Quand on est presque nonagénaire, qu’on a la justice internationale aux trousses, qu’on s’est tapis dans plusieurs pays pendant un quart de siècle parce qu’on a la conscience alourdie par des choses, et qu’in fine on va se retrouver dans le box des accusés, pour s’expliquer, alors qu’on n’a plus bon pied, bon œil, et qu’on a sûrement plus la vie devant soit mais pourtant beaucoup à dire, la justice a intérêt à faire vite.
Félicien Kabuga, le présumé «Monsieur finances» de l’abjection rwandaise de 1994 est actuellement dans ce cas. Hier 30 septembre, la Cour de cassation parisienne a décidé du transfèrement de ce dernier au Tribunal international pour le TPIR siégeant à Arusha en Tanzanie, pour répondre de plusieurs chefs d’inculpation notamment «achat massif de machettes et d’armes et de munitions et d’un appel au meurtre et financement des sicaires des 800 000 victimes du génocide. L’ex-patron de Radio-télé Mille collines est un client-étalon pour cette juridiction supranationale à cause de ses crimes, mais aussi de son âge.

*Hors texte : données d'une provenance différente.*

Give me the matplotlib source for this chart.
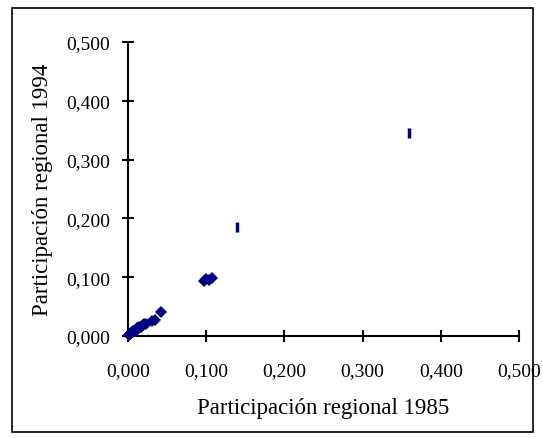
import matplotlib
matplotlib.use("Agg")
import matplotlib.pyplot as plt
from matplotlib.patches import Rectangle
from matplotlib.ticker import FuncFormatter

# participación regional por región (1985 vs 1994)
part_1985 = [0.001, 0.002, 0.003, 0.004, 0.005, 0.006, 0.007, 0.008, 0.009, 0.010,
             0.011, 0.012, 0.013, 0.014, 0.016, 0.017, 0.019, 0.021, 0.023,
             0.031, 0.034, 0.042,
             0.097, 0.100, 0.104, 0.108,
             0.139, 0.359]
part_1994 = [0.001, 0.003, 0.003, 0.005, 0.006, 0.006, 0.008, 0.009, 0.009, 0.011,
             0.011, 0.013, 0.013, 0.015, 0.016, 0.016, 0.018, 0.020, 0.021,
             0.025, 0.028, 0.041,
             0.094, 0.097, 0.095, 0.098,
             0.185, 0.345]
# las dos regiones grandes aparecen con marca de barra
bar_idx = [26, 27]

ticks = [0.0, 0.1, 0.2, 0.3, 0.4, 0.5]
navy = "#000080"

plt.rcParams['font.family'] = ['Liberation Serif', 'DejaVu Serif']

W, H = 543, 439
fig = plt.figure(figsize=(W / 100, H / 100), dpi=100)
fig.patch.set_facecolor("white")

# marco exterior
fig.add_artist(Rectangle((12 / W, 1 - 433 / H), (533 - 12) / W, (433 - 9) / H,
                         transform=fig.transFigure, fill=False,
                         edgecolor="black", linewidth=1.2))

ax = fig.add_axes([128 / W, 1 - 337 / H, (519 - 128) / W, (337 - 43) / H])

dx = [v for i, v in enumerate(part_1985) if i not in bar_idx]
dy = [v for i, v in enumerate(part_1994) if i not in bar_idx]
bx = [part_1985[i] for i in bar_idx]
by = [part_1994[i] for i in bar_idx]

ax.plot(dx, dy, linestyle="none", marker="D", markersize=6.5,
        color=navy, markeredgewidth=0, clip_on=False, zorder=3)
ax.plot(bx, by, linestyle="none", marker="|", markersize=7.5,
        markeredgewidth=2.5, color=navy, clip_on=False, zorder=3)

ax.set_xlim(0, 0.5)
ax.set_ylim(0, 0.5)
ax.set_xticks(ticks)
ax.set_yticks(ticks)
fmt = FuncFormatter(lambda v, p: f"{v:.3f}".replace(".", ","))
ax.xaxis.set_major_formatter(fmt)
ax.yaxis.set_major_formatter(fmt)

for s in ["top", "right"]:
    ax.spines[s].set_visible(False)
for s in ["left", "bottom"]:
    ax.spines[s].set_linewidth(1.5)

ax.tick_params(direction="inout", length=8, width=1.5, labelsize=14)
ax.tick_params(axis="x", pad=15)
ax.tick_params(axis="y", pad=9)

ax.set_xlabel("Participación regional 1985", fontsize=16.5, labelpad=13)
ax.set_ylabel("Participación regional 1994", fontsize=16.5, labelpad=9)

fig.savefig("out.png", dpi=100, facecolor="white")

Malgré la rude bataille procédurière de ses avocats qui ont bâti leur plaidoirie sur la santé chancelante de l’accusé, pour demander son procès à Paris, la Cour de cassation a balayé cet argumentaire superfétatoire, et a ordonné qu’il se défende en Tanzanie, pas loin du Rwanda, où des rescapés de victimes pourraient d’ailleurs venir témoigner.
Comment le «Eichman Adolf» rwandais a-t-il planifié cette œuvre funeste ? Qui étaient ses complices ? Félicien Kabuga devra pouvoir parler, et la déclassification des archives françaises sur le Rwanda entre 1990-1994 ordonné par Emmanuel Macron devrait aussi pouvoir aider au jaillissement de la lumière.
Mais ce procès urge pour l’âge et la santé de l’accusé. A 87 ans, on a le droit d’avoir des bobos chroniques, et beaucoup sont ceux qui veulent que Félicien Kabuga connaisse la justice temporelle, avant celle divine. Or le procès ne devrait débuter qu’en fin 2021, début 2022, et pourrait durer en 1ère instance, 3 à 4 ans, ce qui fait 6 à 7 ans de plus, et donner 94 ans à Félicien Kabuga, si Dieu lui prête vie.
D’où une course contre la montre à laquelle doit se livrer la juridiction d’Arusha, les fantômes des mille fosses communes rwandaises, ne connaîtront la paix qu’à ce prix, et la vérité est aussi intimement liée à la justice des hommes, pas à une ordalie, qui est métaphysique.